L’Evangile que nous venons d’entendre donne trois lieux, à travers les trois tentations du Christ, trois lieux où nous sommes habituellement tentés et où il nous faut donc être attentifs.

  • La première tentation : le diable propose à Jésus d’utiliser sa puissance divine pour modifier l’ordre naturel (changer une pierre en pain) afin de répondre à son appétit sensible : la faim. Utiliser sa puissance divine pour lui et rien que pour lui. C’est bien la même tentation qui revient si souvent, pour nous, lorsque nous laissons nos appétits sensibles nous tyranniser, en vue d’autre chose que de faire le bien. Et ces appétits, s’ils ne sont pas canalisé, dompté par la droite raison, alors ils nous tournent vers nous même : amour captatif.
  • La deuxième tentation : le diable propose à Jésus d’obliger le Père Tout-Puissant à déployer sa puissance pour Lui, comme pour lui prouver qu’il l’aime. C’est chercher à faire tourner le monde autour de soi. C’est la tentation de l’orgueil. Là encore c’est de l’amour captatif que propose le diable.
  • La troisième tentation : le diable demande à Jésus de se prosterner devant lui pour recevoir gloire et richesse de ce monde. Ici, c’est la tentation des idoles or « tu adoreras Dieu seul ». Cette tentation intervient lorsque nous inversons l’ordre des priorités. Par exemple quand une idéologie devient plus importante pour nous que l’Evangile. Lorsque l’argent devient le but de notre existence. Lorsque les jeux-vidéos, les écrans passent devant notre devoir d’état. Finalement lorsque nous faisons passer quoique ce soit ou qui que ce soit avant Dieu : ce n’est pas vraiment de l’amour, c’est là encore de la captation.
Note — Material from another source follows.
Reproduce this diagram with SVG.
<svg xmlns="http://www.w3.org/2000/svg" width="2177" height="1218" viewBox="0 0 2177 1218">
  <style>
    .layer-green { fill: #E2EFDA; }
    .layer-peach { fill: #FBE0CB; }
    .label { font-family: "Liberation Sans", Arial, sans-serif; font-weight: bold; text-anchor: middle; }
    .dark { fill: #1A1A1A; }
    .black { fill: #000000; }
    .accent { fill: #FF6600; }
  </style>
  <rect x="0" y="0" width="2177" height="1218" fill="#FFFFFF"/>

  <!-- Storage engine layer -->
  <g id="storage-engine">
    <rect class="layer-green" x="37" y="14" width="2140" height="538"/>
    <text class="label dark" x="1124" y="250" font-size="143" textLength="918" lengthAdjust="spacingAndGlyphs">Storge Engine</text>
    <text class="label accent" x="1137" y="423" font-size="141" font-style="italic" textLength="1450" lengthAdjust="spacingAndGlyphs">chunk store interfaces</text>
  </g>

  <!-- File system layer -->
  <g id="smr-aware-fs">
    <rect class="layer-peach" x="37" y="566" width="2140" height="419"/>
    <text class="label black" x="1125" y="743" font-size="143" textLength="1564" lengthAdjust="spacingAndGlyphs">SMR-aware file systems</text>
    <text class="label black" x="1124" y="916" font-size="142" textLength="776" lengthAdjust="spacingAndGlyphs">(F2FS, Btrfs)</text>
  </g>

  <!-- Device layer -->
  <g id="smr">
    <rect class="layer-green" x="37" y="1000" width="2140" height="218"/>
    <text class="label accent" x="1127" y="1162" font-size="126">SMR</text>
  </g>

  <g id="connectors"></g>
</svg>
Les trois tentations concernent donc : nos appétits, l’orgueil et les idoles.

Trois lieux à surveiller car trois lieux de tentation. Mais trois lieux, qui, avec la grâce de Dieu reçue dans les sacrements peuvent retrouver leur sens premier : celui d’être les lieux du don de soi, de l’amour oblatif.

Demandons la grâce, au Seigneur d’être fidèle à l’amour oblatif en ce temps de Carême.

Amen


Supplément : Deux écueils à éviter, quiétisme et pélagianisme

Face à ce constat, si nous reconnaissons que le Christ est notre sauveur, il y a deux pièges à éviter : le pélagianisme et le quiétisme.
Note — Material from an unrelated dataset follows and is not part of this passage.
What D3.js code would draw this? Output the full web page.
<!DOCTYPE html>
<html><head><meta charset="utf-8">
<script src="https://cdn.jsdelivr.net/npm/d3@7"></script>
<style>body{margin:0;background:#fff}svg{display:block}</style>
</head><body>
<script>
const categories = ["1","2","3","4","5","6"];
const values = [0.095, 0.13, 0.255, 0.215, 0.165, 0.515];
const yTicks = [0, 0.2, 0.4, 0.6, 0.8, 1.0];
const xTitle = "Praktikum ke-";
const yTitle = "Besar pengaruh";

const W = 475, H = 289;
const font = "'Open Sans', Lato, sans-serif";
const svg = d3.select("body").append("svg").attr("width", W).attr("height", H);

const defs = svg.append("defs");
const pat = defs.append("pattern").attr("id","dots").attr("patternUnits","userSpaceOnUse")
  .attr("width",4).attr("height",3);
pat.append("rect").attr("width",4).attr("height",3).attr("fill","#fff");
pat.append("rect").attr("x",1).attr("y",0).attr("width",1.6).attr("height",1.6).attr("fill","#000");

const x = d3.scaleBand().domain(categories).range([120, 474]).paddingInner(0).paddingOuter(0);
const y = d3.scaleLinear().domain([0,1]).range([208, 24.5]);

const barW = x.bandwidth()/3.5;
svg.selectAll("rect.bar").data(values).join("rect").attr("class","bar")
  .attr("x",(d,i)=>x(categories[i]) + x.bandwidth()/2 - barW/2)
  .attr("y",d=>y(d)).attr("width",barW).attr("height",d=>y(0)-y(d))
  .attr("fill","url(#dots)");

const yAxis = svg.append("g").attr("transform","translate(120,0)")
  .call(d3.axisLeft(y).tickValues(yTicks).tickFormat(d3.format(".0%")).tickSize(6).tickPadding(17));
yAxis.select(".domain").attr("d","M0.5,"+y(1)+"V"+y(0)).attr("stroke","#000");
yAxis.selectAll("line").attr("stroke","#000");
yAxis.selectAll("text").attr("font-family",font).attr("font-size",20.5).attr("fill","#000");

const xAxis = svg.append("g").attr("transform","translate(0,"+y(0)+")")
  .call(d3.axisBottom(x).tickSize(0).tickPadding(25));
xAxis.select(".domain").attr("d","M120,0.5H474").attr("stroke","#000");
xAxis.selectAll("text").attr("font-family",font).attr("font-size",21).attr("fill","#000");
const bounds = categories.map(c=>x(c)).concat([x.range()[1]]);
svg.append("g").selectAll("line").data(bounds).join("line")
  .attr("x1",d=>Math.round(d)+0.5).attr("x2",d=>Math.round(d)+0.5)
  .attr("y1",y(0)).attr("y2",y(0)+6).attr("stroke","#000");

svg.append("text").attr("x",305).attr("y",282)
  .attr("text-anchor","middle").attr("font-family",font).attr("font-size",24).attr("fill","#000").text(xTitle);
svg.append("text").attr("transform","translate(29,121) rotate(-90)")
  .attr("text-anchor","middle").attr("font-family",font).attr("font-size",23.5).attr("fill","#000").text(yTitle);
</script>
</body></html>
Le pélagianisme consiste à tenter de devenir saint, pur de tout péché, sans la grâce de Dieu, uniquement en s’appuyant sur nos propres forces.

En réalité, c’est tellement pénible que nous sommes incapables, par nous-même d’arriver à retrouver la candeur première et inévitablement il nous faut nous tourner vers Dieu pour implorer son aide, sa miséricorde.
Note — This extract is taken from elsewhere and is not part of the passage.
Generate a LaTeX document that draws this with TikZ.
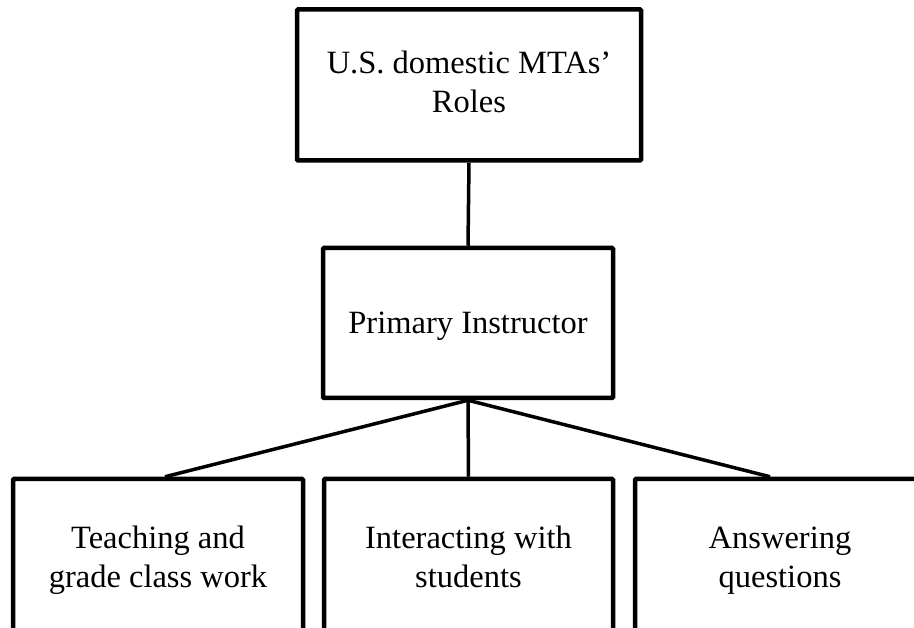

C’est donc un premier acte d’humilité de regarder cela : ma nature est blessée, il m’est pénible de faire le bien. C’est normal. Ce n’est pas bon, mais c’est normal.

C’est alors que le sacrement de la Réconciliation entre en jeux : ce n’est pas le sacrement qui constate simplement notre échec, c’est le sacrement qui implore l’aide de Dieu, celui qui nous relève ; celui par lequel nous décidons de marcher avec le Seigneur, main dans la main. Jean-Jacques Goldman marchait seul, nous nous marchons avec Dieu, à condition de saisir la main qu’il nous tend dans le sacrement de la Réconciliation.

Le quiétisme consiste à attendre de Dieu qu’il nous sauve sans que nous ne fassions rien d’autre que de prier, sans avoir à faire d’efforts pour notre propre conversion.

Le quiétisme comme le pélagianisme ont été condamnés par l’Eglise dès les premiers temps du Christianisme. La conversion pour retrouver la ressemblance de Dieu nécessite la grâce de Dieu, son intervention (dont les sacrements et la prière sont le laisser-passer) mais aussi nos efforts personnels.